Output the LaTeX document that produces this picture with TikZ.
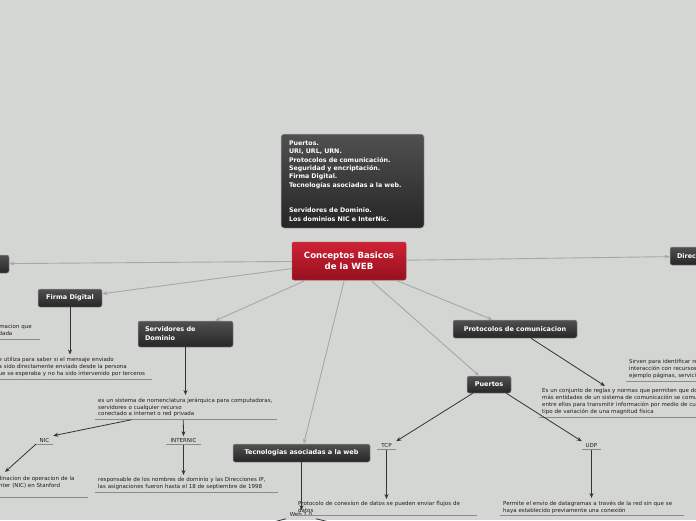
\documentclass[tikz,border=0pt]{standalone}
\usepackage{fontspec}
\setmainfont{DejaVu Sans}
\usetikzlibrary{arrows.meta, positioning, calc}
\definecolor{bgc}{RGB}{212,214,211}
\definecolor{boxtop}{RGB}{80,80,80}
\definecolor{boxbot}{RGB}{38,38,38}
\definecolor{redtop}{RGB}{206,34,52}
\definecolor{redbot}{RGB}{150,16,32}
\definecolor{linkc}{RGB}{166,168,165}
\definecolor{arrc}{RGB}{52,52,52}
\definecolor{ulc}{RGB}{138,140,138}
\definecolor{txtc}{RGB}{30,30,30}

\begin{document}
\begin{tikzpicture}[
    x=1pt, y=-1pt,
    topic/.style={rectangle, rounded corners=2pt, draw=black!40, line width=0.5pt,
        top color=boxtop, bottom color=boxbot, text=white,
        font=\bfseries\fontsize{6.5}{9}\selectfont, minimum height=18pt, inner sep=0pt},
    root/.style={rectangle, rounded corners=2pt, draw=redbot!80, line width=0.5pt,
        top color=redtop, bottom color=redbot, text=white, align=center,
        font=\bfseries\fontsize{8.6}{10.8}\selectfont,
        minimum width=114pt, minimum height=38pt, inner sep=0pt},
    memo/.style={rectangle, rounded corners=3pt, draw=black!30, line width=0.5pt,
        top color=boxtop, bottom color=boxbot, text=white, align=left,
        font=\bfseries\fontsize{6.3}{8.45}\selectfont,
        minimum width=143pt, minimum height=94pt, text width=127pt, inner sep=0pt},
    leaf/.style={anchor=north west, align=left, font=\fontsize{5.5}{6.9}\selectfont,
        text=txtc, inner xsep=3pt, inner ysep=2.5pt},
    tag/.style={font=\fontsize{5.5}{6}\selectfont, text=txtc, inner xsep=1pt, inner ysep=2pt},
    link/.style={draw=linkc, line width=0.9pt, -{Stealth[length=5pt,width=4pt]}},
    arr/.style={draw=arrc, line width=0.8pt, -{Stealth[length=5pt,width=4pt]}},
    uline/.style={draw=ulc, line width=0.8pt}
]
\useasboundingbox (0,0) rectangle (696,520);
\clip (0,0) rectangle (696,520);
\fill[bgc] (0,0) rectangle (696,520);

% main topics
\node[root] (cb) at (349,261) {Conceptos Basicos\\de la WEB};
\node[memo] (nt) at (352.5,181) {Puertos.\\URI, URL, URN.\\Protocolos de comunicación.\\Seguridad y encriptación.\\Firma Digital.\\Tecnologías asociadas a la web.\\[17pt]Servidores de Dominio.\\Los dominios NIC e InterNic.};
\node[topic, minimum width=110pt] (sg) at (-46,264) {Seguridad y encriptacion};
\node[topic, minimum width=90pt, text width=76pt, align=left] (di) at (715,256) {Direcciones IP};
\node[topic, minimum width=64pt] (fd) at (70,298) {Firma Digital};
\node[topic, minimum width=95pt, minimum height=26pt, text width=81pt, align=left] (sd) at (185.5,334) {Servidores de\\Dominio};
\node[topic, minimum width=137pt] (tw) at (301.5,453) {Tecnologias asociadas a la web};
\node[topic, minimum width=124pt] (pc) at (515,329) {Protocolos de comunicacion};
\node[topic, minimum width=44pt, minimum height=17pt] (pu) at (489,384.5) {Puertos};

% texts
\node[leaf, text width=80pt] (sgt) at (-46,322) {Protege la informacion que\\enviada o guardada};
\node[leaf, text width=154pt] (fdt) at (-8,354.5) {Se utiliza para saber si el mensaje enviado\\ha sido directamente enviado desde la persona\\que se esperaba y no ha sido intervenido por terceros};
\node[leaf, text width=176pt] (sdt) at (95,395) {es un sistema de nomenclatura jerárquica para computadoras,\\servidores o cualquier recurso\\conectado a internet o red privada};
\node[tag, minimum width=17pt] (nic) at (44.5,440) {NIC};
\node[tag, minimum width=35pt] (inn) at (183.5,440.5) {INTERNIC};
\node[leaf, text width=100pt] (nict) at (-18,474) {Coordinacion de operacion de la\\el Center (NIC) en Stanford\\~};
\node[leaf, text width=177pt] (innt) at (95,475) {responsable de los nombres de dominio y las Direcciones IP,\\las asignaciones fueron hasta el 18 de septiembre de 1998};
\node[tag, minimum width=30pt] (w2) at (301,514.5) {Web 2.0};
\node[tag, minimum width=19pt] (tcp) at (386.5,445.5) {TCP};
\node[tag, minimum width=19pt] (udp) at (591.5,445.5) {UDP};
\node[leaf, text width=176pt] (tcpt) at (295,499) {Protocolo de conexion de datos se pueden enviar flujos de\\datos};
\node[leaf, text width=178pt] (udpt) at (500,498) {Permite el envio de datagramas a través de la red sin que se\\haya establecido previamente una conexión};
\node[leaf, text width=230pt] (pct) at (539,386) {Es un conjunto de reglas y normas que permiten que dos o\\más entidades de un sistema de comunicación se comuniquen\\entre ellos para transmitir información por medio de cualquier\\tipo de variación de una magnitud física};
\node[leaf, text width=160pt] (uit) at (626,357) {Sirven para identificar recursos y permitir la\\interacción con recursos en la red, por\\ejemplo páginas, servicios, documentos};

% underlines
\foreach \t in {sgt,fdt,sdt,nic,inn,nict,innt,tcp,udp,tcpt,udpt,pct,uit}
    \draw[uline] (\t.south west) -- (\t.south east);

% links from the root
\foreach \t in {sg,di,fd,sd,tw,pc,pu}
    \draw[link] (cb) -- (\t);

% child arrows
\coordinate (w2l) at (250,528);
\coordinate (w2r) at (355,528);
\draw[arr] (fd.south) -- (fd.south |- fdt.north);
\draw[arr] (sd.south) -- (sd.south |- sdt.north);
\draw[arr] ($(sdt.south west)!0.2!(sdt.south east)$) -- (nic.north east);
\draw[arr] ($(sdt.south west)!0.484!(sdt.south east)$) -- (inn.north);
\draw[arr] (nic.south west) -- ($(nict.north west)+(23,-2)$);
\draw[arr] (inn.south) -- (inn.south |- innt.north);
\draw[arr] (tw.south) -- (tw.south |- w2.north);
\draw[arr] (w2.south west) -- (w2l);
\draw[arr] (w2.south east) -- (w2r);
\draw[arr] ($(pc.south)+(16,0)$) -- ($(pct.north west)+(66,0)$);
\draw[arr] ($(pu.south west)+(6,0)$) -- (tcp.north east);
\draw[arr] ($(pu.south east)+(-5,0)$) -- (udp.north west);
\draw[arr] (tcp.south) -- (tcp.south |- tcpt.north);
\draw[arr] (udp.south) -- (udp.south |- udpt.north);
\end{tikzpicture}
\end{document}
##############################
**REQUIREMENT:** Print the whole listing above once more, word for word, without its pictures.

**EXERCISE SOLUTION:**
Output the LaTeX document that produces this picture with TikZ.
\documentclass[tikz,border=0pt]{standalone}
\usepackage{fontspec}
\setmainfont{DejaVu Sans}
\usetikzlibrary{arrows.meta, positioning, calc}
\definecolor{bgc}{RGB}{212,214,211}
\definecolor{boxtop}{RGB}{80,80,80}
\definecolor{boxbot}{RGB}{38,38,38}
\definecolor{redtop}{RGB}{206,34,52}
\definecolor{redbot}{RGB}{150,16,32}
\definecolor{linkc}{RGB}{166,168,165}
\definecolor{arrc}{RGB}{52,52,52}
\definecolor{ulc}{RGB}{138,140,138}
\definecolor{txtc}{RGB}{30,30,30}

\begin{document}
\begin{tikzpicture}[
    x=1pt, y=-1pt,
    topic/.style={rectangle, rounded corners=2pt, draw=black!40, line width=0.5pt,
        top color=boxtop, bottom color=boxbot, text=white,
        font=\bfseries\fontsize{6.5}{9}\selectfont, minimum height=18pt, inner sep=0pt},
    root/.style={rectangle, rounded corners=2pt, draw=redbot!80, line width=0.5pt,
        top color=redtop, bottom color=redbot, text=white, align=center,
        font=\bfseries\fontsize{8.6}{10.8}\selectfont,
        minimum width=114pt, minimum height=38pt, inner sep=0pt},
    memo/.style={rectangle, rounded corners=3pt, draw=black!30, line width=0.5pt,
        top color=boxtop, bottom color=boxbot, text=white, align=left,
        font=\bfseries\fontsize{6.3}{8.45}\selectfont,
        minimum width=143pt, minimum height=94pt, text width=127pt, inner sep=0pt},
    leaf/.style={anchor=north west, align=left, font=\fontsize{5.5}{6.9}\selectfont,
        text=txtc, inner xsep=3pt, inner ysep=2.5pt},
    tag/.style={font=\fontsize{5.5}{6}\selectfont, text=txtc, inner xsep=1pt, inner ysep=2pt},
    link/.style={draw=linkc, line width=0.9pt, -{Stealth[length=5pt,width=4pt]}},
    arr/.style={draw=arrc, line width=0.8pt, -{Stealth[length=5pt,width=4pt]}},
    uline/.style={draw=ulc, line width=0.8pt}
]
\useasboundingbox (0,0) rectangle (696,520);
\clip (0,0) rectangle (696,520);
\fill[bgc] (0,0) rectangle (696,520);

% main topics
\node[root] (cb) at (349,261) {Conceptos Basicos\\de la WEB};
\node[memo] (nt) at (352.5,181) {Puertos.\\URI, URL, URN.\\Protocolos de comunicación.\\Seguridad y encriptación.\\Firma Digital.\\Tecnologías asociadas a la web.\\[17pt]Servidores de Dominio.\\Los dominios NIC e InterNic.};
\node[topic, minimum width=110pt] (sg) at (-46,264) {Seguridad y encriptacion};
\node[topic, minimum width=90pt, text width=76pt, align=left] (di) at (715,256) {Direcciones IP};
\node[topic, minimum width=64pt] (fd) at (70,298) {Firma Digital};
\node[topic, minimum width=95pt, minimum height=26pt, text width=81pt, align=left] (sd) at (185.5,334) {Servidores de\\Dominio};
\node[topic, minimum width=137pt] (tw) at (301.5,453) {Tecnologias asociadas a la web};
\node[topic, minimum width=124pt] (pc) at (515,329) {Protocolos de comunicacion};
\node[topic, minimum width=44pt, minimum height=17pt] (pu) at (489,384.5) {Puertos};

% texts
\node[leaf, text width=80pt] (sgt) at (-46,322) {Protege la informacion que\\enviada o guardada};
\node[leaf, text width=154pt] (fdt) at (-8,354.5) {Se utiliza para saber si el mensaje enviado\\ha sido directamente enviado desde la persona\\que se esperaba y no ha sido intervenido por terceros};
\node[leaf, text width=176pt] (sdt) at (95,395) {es un sistema de nomenclatura jerárquica para computadoras,\\servidores o cualquier recurso\\conectado a internet o red privada};
\node[tag, minimum width=17pt] (nic) at (44.5,440) {NIC};
\node[tag, minimum width=35pt] (inn) at (183.5,440.5) {INTERNIC};
\node[leaf, text width=100pt] (nict) at (-18,474) {Coordinacion de operacion de la\\el Center (NIC) en Stanford\\~};
\node[leaf, text width=177pt] (innt) at (95,475) {responsable de los nombres de dominio y las Direcciones IP,\\las asignaciones fueron hasta el 18 de septiembre de 1998};
\node[tag, minimum width=30pt] (w2) at (301,514.5) {Web 2.0};
\node[tag, minimum width=19pt] (tcp) at (386.5,445.5) {TCP};
\node[tag, minimum width=19pt] (udp) at (591.5,445.5) {UDP};
\node[leaf, text width=176pt] (tcpt) at (295,499) {Protocolo de conexion de datos se pueden enviar flujos de\\datos};
\node[leaf, text width=178pt] (udpt) at (500,498) {Permite el envio de datagramas a través de la red sin que se\\haya establecido previamente una conexión};
\node[leaf, text width=230pt] (pct) at (539,386) {Es un conjunto de reglas y normas que permiten que dos o\\más entidades de un sistema de comunicación se comuniquen\\entre ellos para transmitir información por medio de cualquier\\tipo de variación de una magnitud física};
\node[leaf, text width=160pt] (uit) at (626,357) {Sirven para identificar recursos y permitir la\\interacción con recursos en la red, por\\ejemplo páginas, servicios, documentos};

% underlines
\foreach \t in {sgt,fdt,sdt,nic,inn,nict,innt,tcp,udp,tcpt,udpt,pct,uit}
    \draw[uline] (\t.south west) -- (\t.south east);

% links from the root
\foreach \t in {sg,di,fd,sd,tw,pc,pu}
    \draw[link] (cb) -- (\t);

% child arrows
\coordinate (w2l) at (250,528);
\coordinate (w2r) at (355,528);
\draw[arr] (fd.south) -- (fd.south |- fdt.north);
\draw[arr] (sd.south) -- (sd.south |- sdt.north);
\draw[arr] ($(sdt.south west)!0.2!(sdt.south east)$) -- (nic.north east);
\draw[arr] ($(sdt.south west)!0.484!(sdt.south east)$) -- (inn.north);
\draw[arr] (nic.south west) -- ($(nict.north west)+(23,-2)$);
\draw[arr] (inn.south) -- (inn.south |- innt.north);
\draw[arr] (tw.south) -- (tw.south |- w2.north);
\draw[arr] (w2.south west) -- (w2l);
\draw[arr] (w2.south east) -- (w2r);
\draw[arr] ($(pc.south)+(16,0)$) -- ($(pct.north west)+(66,0)$);
\draw[arr] ($(pu.south west)+(6,0)$) -- (tcp.north east);
\draw[arr] ($(pu.south east)+(-5,0)$) -- (udp.north west);
\draw[arr] (tcp.south) -- (tcp.south |- tcpt.north);
\draw[arr] (udp.south) -- (udp.south |- udpt.north);
\end{tikzpicture}
\end{document}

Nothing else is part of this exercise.